The lines from the top of the material through the line with "0.0113, 0.0176, 0.0086];" are to be set down exactly. Leave the pictures out.

>>

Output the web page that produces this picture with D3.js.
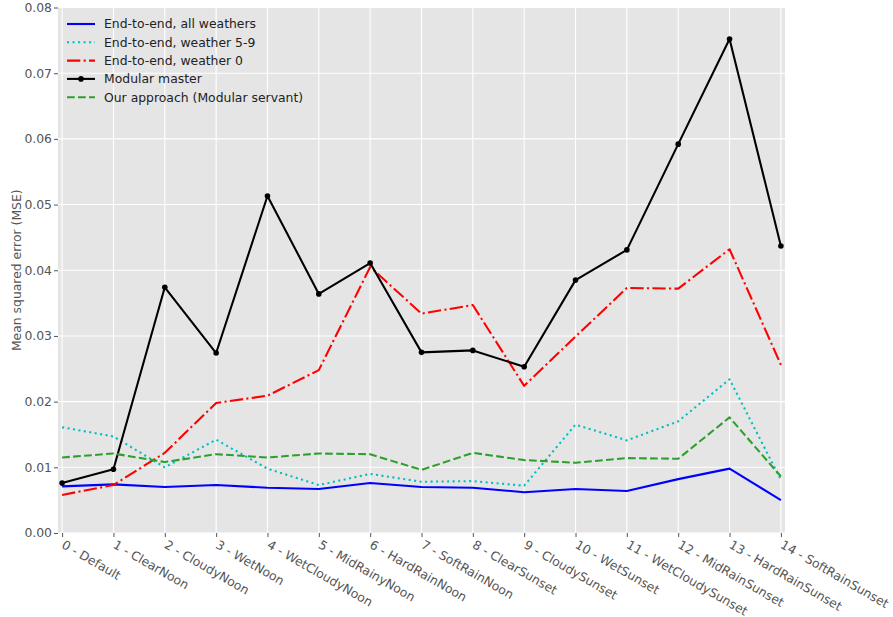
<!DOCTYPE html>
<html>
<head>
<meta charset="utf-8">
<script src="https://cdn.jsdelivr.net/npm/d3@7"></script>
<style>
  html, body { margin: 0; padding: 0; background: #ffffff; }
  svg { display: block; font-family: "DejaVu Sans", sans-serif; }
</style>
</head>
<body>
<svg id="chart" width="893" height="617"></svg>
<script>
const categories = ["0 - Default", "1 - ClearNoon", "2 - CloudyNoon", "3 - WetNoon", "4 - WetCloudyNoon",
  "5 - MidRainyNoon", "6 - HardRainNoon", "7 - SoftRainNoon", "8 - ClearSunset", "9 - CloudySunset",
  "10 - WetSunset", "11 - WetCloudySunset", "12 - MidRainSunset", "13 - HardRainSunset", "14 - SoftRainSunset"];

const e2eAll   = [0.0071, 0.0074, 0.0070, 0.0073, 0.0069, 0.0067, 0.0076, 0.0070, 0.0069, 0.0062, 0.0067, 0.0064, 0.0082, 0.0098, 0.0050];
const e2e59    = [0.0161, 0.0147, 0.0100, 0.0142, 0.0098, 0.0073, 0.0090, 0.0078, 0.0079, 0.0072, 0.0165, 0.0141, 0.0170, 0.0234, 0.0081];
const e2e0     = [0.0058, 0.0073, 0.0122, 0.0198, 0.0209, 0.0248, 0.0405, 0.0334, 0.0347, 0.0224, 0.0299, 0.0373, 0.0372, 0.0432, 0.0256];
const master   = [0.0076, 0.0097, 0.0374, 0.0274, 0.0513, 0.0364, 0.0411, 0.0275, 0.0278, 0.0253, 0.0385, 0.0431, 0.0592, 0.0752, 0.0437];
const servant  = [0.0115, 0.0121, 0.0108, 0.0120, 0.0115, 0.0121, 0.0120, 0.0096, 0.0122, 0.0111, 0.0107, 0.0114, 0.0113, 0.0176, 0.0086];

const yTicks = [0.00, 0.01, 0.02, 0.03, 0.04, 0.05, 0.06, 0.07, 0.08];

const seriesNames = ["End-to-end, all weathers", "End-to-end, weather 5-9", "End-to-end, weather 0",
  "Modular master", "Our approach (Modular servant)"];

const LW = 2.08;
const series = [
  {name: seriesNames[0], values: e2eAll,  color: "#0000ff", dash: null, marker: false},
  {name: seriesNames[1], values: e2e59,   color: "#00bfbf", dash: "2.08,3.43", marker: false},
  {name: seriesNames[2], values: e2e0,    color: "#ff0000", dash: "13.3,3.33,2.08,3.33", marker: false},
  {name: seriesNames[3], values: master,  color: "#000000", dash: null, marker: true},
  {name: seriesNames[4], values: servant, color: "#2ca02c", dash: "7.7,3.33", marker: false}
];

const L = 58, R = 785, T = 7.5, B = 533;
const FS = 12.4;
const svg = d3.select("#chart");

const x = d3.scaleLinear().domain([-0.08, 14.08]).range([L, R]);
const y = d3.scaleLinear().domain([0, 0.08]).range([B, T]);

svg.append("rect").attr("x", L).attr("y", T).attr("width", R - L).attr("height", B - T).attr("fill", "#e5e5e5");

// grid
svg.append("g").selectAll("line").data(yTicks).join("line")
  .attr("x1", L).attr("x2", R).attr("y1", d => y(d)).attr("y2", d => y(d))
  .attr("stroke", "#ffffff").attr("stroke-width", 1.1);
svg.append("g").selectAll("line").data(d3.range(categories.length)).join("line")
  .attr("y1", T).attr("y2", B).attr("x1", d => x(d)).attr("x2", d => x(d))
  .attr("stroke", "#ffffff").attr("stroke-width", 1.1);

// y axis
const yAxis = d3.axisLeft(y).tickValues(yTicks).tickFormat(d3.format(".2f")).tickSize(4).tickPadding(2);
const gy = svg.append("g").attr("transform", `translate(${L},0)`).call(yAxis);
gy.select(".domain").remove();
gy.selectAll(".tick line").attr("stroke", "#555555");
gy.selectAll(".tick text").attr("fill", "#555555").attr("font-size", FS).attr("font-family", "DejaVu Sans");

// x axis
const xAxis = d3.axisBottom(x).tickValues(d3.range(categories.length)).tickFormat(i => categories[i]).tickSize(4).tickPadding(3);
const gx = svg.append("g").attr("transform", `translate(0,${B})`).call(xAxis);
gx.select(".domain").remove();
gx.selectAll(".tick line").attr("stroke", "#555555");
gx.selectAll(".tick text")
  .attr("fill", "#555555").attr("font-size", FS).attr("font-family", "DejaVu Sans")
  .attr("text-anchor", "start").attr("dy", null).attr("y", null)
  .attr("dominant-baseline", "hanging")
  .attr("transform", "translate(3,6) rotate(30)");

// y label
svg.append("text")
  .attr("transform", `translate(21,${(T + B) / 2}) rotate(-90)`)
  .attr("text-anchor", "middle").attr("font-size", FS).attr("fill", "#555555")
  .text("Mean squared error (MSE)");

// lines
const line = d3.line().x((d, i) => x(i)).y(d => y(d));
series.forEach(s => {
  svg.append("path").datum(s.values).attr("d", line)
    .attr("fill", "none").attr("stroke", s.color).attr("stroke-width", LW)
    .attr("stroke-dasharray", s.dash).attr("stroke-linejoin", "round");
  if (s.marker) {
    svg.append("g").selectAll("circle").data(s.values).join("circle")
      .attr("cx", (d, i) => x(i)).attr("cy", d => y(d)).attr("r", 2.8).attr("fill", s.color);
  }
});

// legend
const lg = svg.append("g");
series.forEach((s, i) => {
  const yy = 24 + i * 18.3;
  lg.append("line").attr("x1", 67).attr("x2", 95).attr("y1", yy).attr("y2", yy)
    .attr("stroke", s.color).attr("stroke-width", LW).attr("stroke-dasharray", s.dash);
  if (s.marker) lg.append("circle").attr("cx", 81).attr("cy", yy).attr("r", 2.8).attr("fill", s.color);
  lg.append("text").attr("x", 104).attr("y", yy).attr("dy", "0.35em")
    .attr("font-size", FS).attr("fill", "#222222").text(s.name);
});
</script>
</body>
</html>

<<

** Response for this exercise **
Output the web page that produces this picture with D3.js.
<!DOCTYPE html>
<html>
<head>
<meta charset="utf-8">
<script src="https://cdn.jsdelivr.net/npm/d3@7"></script>
<style>
  html, body { margin: 0; padding: 0; background: #ffffff; }
  svg { display: block; font-family: "DejaVu Sans", sans-serif; }
</style>
</head>
<body>
<svg id="chart" width="893" height="617"></svg>
<script>
const categories = ["0 - Default", "1 - ClearNoon", "2 - CloudyNoon", "3 - WetNoon", "4 - WetCloudyNoon",
  "5 - MidRainyNoon", "6 - HardRainNoon", "7 - SoftRainNoon", "8 - ClearSunset", "9 - CloudySunset",
  "10 - WetSunset", "11 - WetCloudySunset", "12 - MidRainSunset", "13 - HardRainSunset", "14 - SoftRainSunset"];

const e2eAll   = [0.0071, 0.0074, 0.0070, 0.0073, 0.0069, 0.0067, 0.0076, 0.0070, 0.0069, 0.0062, 0.0067, 0.0064, 0.0082, 0.0098, 0.0050];
const e2e59    = [0.0161, 0.0147, 0.0100, 0.0142, 0.0098, 0.0073, 0.0090, 0.0078, 0.0079, 0.0072, 0.0165, 0.0141, 0.0170, 0.0234, 0.0081];
const e2e0     = [0.0058, 0.0073, 0.0122, 0.0198, 0.0209, 0.0248, 0.0405, 0.0334, 0.0347, 0.0224, 0.0299, 0.0373, 0.0372, 0.0432, 0.0256];
const master   = [0.0076, 0.0097, 0.0374, 0.0274, 0.0513, 0.0364, 0.0411, 0.0275, 0.0278, 0.0253, 0.0385, 0.0431, 0.0592, 0.0752, 0.0437];
const servant  = [0.0115, 0.0121, 0.0108, 0.0120, 0.0115, 0.0121, 0.0120, 0.0096, 0.0122, 0.0111, 0.0107, 0.0114, 0.0113, 0.0176, 0.0086];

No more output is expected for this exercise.